I read the introduction to that article. The second sentence after n 30 is
The role played by contract in the realm of license is a different one - it provides a means for licensors to protect a licensee's interest in non-revocation without granting an ownership interest in the property.
That seems to me a fair description of what most people have understood the OGL to involve. A few sentences on, the author says
There is no reason, in principle, why copyright law, like land law, should not permit the creation of irrevocable and exclusive license interests by means of either property conveyance or contract, leaving each to be enforced through the appropriate means. A clear recognition that copyright owners are able to create irrevocable, nonexclusive licenses by unilateral deed would be particularly helpful to owners who wish to grant open-source or Creative Commons licenses.
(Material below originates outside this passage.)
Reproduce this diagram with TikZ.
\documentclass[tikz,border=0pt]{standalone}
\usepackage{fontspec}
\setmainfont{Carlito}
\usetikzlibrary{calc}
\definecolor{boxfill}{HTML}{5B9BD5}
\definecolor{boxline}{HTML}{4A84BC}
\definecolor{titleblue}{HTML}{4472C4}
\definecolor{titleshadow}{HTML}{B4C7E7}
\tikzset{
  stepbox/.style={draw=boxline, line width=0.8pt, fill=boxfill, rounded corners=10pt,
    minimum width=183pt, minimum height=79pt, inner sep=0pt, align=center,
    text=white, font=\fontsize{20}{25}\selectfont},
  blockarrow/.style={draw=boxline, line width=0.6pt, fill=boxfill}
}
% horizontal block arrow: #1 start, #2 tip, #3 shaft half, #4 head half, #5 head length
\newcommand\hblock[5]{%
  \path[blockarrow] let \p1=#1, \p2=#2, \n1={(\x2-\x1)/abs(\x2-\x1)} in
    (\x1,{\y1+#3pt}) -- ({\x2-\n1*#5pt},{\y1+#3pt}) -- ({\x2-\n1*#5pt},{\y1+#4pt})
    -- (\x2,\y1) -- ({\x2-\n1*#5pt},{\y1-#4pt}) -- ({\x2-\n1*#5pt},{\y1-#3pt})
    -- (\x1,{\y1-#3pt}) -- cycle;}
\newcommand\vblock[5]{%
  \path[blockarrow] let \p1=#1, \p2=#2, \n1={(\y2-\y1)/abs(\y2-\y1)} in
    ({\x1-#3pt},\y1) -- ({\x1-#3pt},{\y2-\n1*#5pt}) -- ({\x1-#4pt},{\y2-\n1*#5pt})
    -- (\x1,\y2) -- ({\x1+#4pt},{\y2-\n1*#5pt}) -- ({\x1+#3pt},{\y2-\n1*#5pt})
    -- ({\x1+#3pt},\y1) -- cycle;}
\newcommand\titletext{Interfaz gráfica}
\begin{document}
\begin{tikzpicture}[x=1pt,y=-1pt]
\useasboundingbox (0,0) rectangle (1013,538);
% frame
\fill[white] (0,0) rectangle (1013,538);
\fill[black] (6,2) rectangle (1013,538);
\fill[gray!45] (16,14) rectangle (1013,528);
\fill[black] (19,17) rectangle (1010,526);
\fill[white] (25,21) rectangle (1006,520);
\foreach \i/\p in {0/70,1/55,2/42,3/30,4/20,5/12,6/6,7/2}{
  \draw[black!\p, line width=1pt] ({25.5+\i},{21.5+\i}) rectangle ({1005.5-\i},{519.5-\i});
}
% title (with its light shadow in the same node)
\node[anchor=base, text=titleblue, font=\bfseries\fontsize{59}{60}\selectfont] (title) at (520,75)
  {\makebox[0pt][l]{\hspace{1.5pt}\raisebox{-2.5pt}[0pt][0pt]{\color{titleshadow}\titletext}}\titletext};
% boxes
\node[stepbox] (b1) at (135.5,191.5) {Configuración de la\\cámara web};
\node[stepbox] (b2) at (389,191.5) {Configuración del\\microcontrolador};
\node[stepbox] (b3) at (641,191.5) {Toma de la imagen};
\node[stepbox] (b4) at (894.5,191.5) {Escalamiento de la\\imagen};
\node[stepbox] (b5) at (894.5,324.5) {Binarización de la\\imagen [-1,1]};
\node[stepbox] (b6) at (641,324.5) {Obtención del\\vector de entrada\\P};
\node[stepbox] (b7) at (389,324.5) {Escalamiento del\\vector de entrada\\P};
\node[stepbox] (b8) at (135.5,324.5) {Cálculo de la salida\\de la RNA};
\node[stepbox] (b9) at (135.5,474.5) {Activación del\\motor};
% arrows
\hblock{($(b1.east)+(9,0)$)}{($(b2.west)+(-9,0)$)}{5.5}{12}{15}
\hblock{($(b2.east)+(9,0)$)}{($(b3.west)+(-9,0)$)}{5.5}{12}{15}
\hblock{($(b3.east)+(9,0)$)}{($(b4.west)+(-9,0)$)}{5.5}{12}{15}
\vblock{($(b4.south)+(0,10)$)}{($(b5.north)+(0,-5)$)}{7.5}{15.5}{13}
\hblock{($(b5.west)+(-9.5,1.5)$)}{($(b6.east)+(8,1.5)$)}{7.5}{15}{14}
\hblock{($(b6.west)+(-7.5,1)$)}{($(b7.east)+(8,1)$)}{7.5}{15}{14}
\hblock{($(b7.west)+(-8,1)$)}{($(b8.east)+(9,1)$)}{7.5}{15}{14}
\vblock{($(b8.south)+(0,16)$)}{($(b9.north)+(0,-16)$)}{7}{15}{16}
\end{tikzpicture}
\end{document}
I don't think this contradicts the idea that the rights and powers granted under the OGL may be irrevocable, even if WotC were to rescind/revoke its (hitherto) standing offer to license to all comers.
This characterises the nature of a licence as a non-proprietary interest. Which I think everyone understands and agrees with.
But surely it is possible, by way of contract, to bind oneself not to exercise the power of revocation? What the remedy would then be for purported revocation - a voiding of the purported revocation, or damages for the consequences that flow from it - I don't know, as far as US contract law is concerned.
Well, I think the passages from the Iowa LR article provide support.
Of the cases you linked to, the only one I looked at is the Mueller one - which concerns oral licences giving a right of way to neighbours, and is primarily concerned with whether or not they can give rise to an easement by way of long user. It doesn't seem to me to have much bearing on whether or not a contract with the intricate written terms of the OGL can bind the parties not to revoke. The Court, at 33, even allows that "the agreement that the mutual use was to continue "as long as both houses stood" might give rise to a claim that defendants' revocation at this time operates as a fraud upon the plaintiffs" - but puts that matter to one side, as even so that would not establish the easement the plaintiff sought to claim.
I'm not saying that you are definitely wrong, but I'm not seeing how the two sources you point to that I've reviewed support the claim you're making. (It's late at night where I am, so I'm not going to check the other sources. Do they bear more directly on the issue at hand?)